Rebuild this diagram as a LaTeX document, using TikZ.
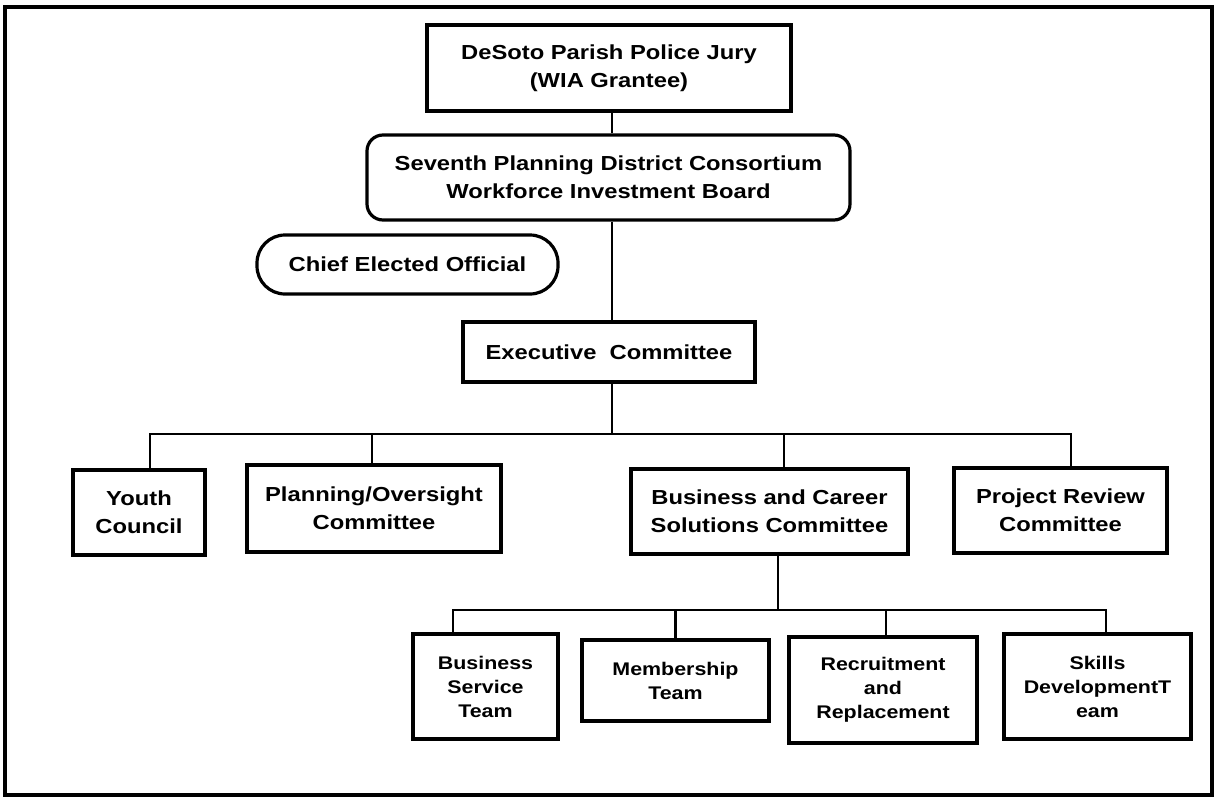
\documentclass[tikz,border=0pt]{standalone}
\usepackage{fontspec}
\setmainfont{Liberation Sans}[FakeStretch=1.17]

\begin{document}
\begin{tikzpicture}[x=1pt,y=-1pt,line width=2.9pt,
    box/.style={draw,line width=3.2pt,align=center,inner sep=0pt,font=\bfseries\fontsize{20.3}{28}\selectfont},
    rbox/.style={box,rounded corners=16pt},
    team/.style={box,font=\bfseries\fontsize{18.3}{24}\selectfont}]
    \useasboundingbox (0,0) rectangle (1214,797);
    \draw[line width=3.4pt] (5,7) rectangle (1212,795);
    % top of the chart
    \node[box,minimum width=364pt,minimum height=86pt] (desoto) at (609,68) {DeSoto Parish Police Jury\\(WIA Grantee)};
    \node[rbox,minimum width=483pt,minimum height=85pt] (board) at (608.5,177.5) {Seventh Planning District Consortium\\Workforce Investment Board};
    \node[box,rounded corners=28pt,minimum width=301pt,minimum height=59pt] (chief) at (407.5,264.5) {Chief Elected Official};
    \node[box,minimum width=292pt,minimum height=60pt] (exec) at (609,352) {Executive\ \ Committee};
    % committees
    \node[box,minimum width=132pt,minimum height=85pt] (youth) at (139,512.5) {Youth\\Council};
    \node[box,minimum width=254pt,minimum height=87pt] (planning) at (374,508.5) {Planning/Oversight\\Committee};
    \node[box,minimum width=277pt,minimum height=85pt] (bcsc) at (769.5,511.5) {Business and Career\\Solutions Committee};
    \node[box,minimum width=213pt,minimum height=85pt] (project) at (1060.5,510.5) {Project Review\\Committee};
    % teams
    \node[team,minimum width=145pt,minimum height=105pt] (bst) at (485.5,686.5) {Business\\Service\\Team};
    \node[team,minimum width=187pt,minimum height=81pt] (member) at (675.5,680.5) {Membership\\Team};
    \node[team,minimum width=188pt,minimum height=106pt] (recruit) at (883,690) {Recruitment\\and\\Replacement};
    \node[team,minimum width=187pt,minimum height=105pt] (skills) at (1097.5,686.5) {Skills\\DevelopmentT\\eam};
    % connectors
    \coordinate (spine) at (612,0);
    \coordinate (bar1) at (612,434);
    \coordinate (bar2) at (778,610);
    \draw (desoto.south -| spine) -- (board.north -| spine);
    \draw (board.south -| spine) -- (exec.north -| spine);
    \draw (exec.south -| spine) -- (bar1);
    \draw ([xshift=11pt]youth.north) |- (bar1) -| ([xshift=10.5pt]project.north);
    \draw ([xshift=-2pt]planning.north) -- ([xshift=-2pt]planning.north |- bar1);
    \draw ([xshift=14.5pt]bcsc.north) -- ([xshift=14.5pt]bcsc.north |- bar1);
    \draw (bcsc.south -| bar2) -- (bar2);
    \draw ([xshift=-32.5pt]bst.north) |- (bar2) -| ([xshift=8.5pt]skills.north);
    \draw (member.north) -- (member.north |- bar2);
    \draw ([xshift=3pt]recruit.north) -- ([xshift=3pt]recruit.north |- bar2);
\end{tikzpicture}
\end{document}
------------------------------------------------------------------------
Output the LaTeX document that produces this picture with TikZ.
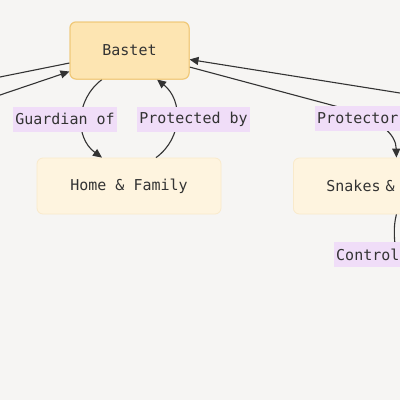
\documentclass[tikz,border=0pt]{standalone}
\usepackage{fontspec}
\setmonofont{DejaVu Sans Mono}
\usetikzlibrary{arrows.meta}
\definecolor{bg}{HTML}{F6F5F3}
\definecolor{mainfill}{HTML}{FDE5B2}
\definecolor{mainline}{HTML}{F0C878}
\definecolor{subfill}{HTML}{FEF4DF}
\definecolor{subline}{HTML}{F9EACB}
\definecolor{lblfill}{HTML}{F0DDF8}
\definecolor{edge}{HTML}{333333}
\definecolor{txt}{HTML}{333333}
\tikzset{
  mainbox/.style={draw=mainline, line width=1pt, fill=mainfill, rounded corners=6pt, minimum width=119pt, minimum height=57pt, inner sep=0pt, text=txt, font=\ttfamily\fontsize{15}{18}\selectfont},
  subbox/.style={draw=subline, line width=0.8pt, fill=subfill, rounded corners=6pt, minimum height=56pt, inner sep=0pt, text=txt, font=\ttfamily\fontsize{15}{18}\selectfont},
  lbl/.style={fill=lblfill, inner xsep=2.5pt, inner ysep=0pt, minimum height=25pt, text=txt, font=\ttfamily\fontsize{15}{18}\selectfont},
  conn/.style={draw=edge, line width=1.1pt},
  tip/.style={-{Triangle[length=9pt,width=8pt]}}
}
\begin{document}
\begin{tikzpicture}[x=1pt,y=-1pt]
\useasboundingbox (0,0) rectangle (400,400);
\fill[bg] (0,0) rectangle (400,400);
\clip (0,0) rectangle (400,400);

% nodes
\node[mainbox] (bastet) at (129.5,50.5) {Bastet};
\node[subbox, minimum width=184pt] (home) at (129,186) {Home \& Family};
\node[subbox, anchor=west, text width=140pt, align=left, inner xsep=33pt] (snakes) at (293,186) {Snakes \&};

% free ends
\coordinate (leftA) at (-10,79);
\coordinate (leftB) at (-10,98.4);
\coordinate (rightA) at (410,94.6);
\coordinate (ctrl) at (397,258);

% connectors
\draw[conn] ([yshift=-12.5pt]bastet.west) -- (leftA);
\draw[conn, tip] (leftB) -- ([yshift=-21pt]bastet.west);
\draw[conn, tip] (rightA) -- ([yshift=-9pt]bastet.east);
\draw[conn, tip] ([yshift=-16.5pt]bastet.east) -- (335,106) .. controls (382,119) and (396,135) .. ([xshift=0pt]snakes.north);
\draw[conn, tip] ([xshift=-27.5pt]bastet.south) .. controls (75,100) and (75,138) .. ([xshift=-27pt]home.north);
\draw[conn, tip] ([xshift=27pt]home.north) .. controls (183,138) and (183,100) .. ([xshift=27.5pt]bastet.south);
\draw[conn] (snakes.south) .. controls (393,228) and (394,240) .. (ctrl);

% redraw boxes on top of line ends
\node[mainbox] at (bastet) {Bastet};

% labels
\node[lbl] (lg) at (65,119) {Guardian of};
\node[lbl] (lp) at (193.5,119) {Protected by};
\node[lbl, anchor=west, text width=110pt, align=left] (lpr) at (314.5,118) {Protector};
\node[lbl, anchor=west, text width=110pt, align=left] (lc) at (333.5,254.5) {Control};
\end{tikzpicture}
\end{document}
------------------------------------------------------------------------
** AIM OF THE TASK **
Write out exactly the lines from the one that has "Output the LaTeX" down to the one that has "width=140pt, align=left, inner", including both. Pictures stay out of the copy.

** EXERCISE ANSWER **
Output the LaTeX document that produces this picture with TikZ.
\documentclass[tikz,border=0pt]{standalone}
\usepackage{fontspec}
\setmonofont{DejaVu Sans Mono}
\usetikzlibrary{arrows.meta}
\definecolor{bg}{HTML}{F6F5F3}
\definecolor{mainfill}{HTML}{FDE5B2}
\definecolor{mainline}{HTML}{F0C878}
\definecolor{subfill}{HTML}{FEF4DF}
\definecolor{subline}{HTML}{F9EACB}
\definecolor{lblfill}{HTML}{F0DDF8}
\definecolor{edge}{HTML}{333333}
\definecolor{txt}{HTML}{333333}
\tikzset{
  mainbox/.style={draw=mainline, line width=1pt, fill=mainfill, rounded corners=6pt, minimum width=119pt, minimum height=57pt, inner sep=0pt, text=txt, font=\ttfamily\fontsize{15}{18}\selectfont},
  subbox/.style={draw=subline, line width=0.8pt, fill=subfill, rounded corners=6pt, minimum height=56pt, inner sep=0pt, text=txt, font=\ttfamily\fontsize{15}{18}\selectfont},
  lbl/.style={fill=lblfill, inner xsep=2.5pt, inner ysep=0pt, minimum height=25pt, text=txt, font=\ttfamily\fontsize{15}{18}\selectfont},
  conn/.style={draw=edge, line width=1.1pt},
  tip/.style={-{Triangle[length=9pt,width=8pt]}}
}
\begin{document}
\begin{tikzpicture}[x=1pt,y=-1pt]
\useasboundingbox (0,0) rectangle (400,400);
\fill[bg] (0,0) rectangle (400,400);
\clip (0,0) rectangle (400,400);

% nodes
\node[mainbox] (bastet) at (129.5,50.5) {Bastet};
\node[subbox, minimum width=184pt] (home) at (129,186) {Home \& Family};
\node[subbox, anchor=west, text width=140pt, align=left, inner xsep=33pt] (snakes) at (293,186) {Snakes \&};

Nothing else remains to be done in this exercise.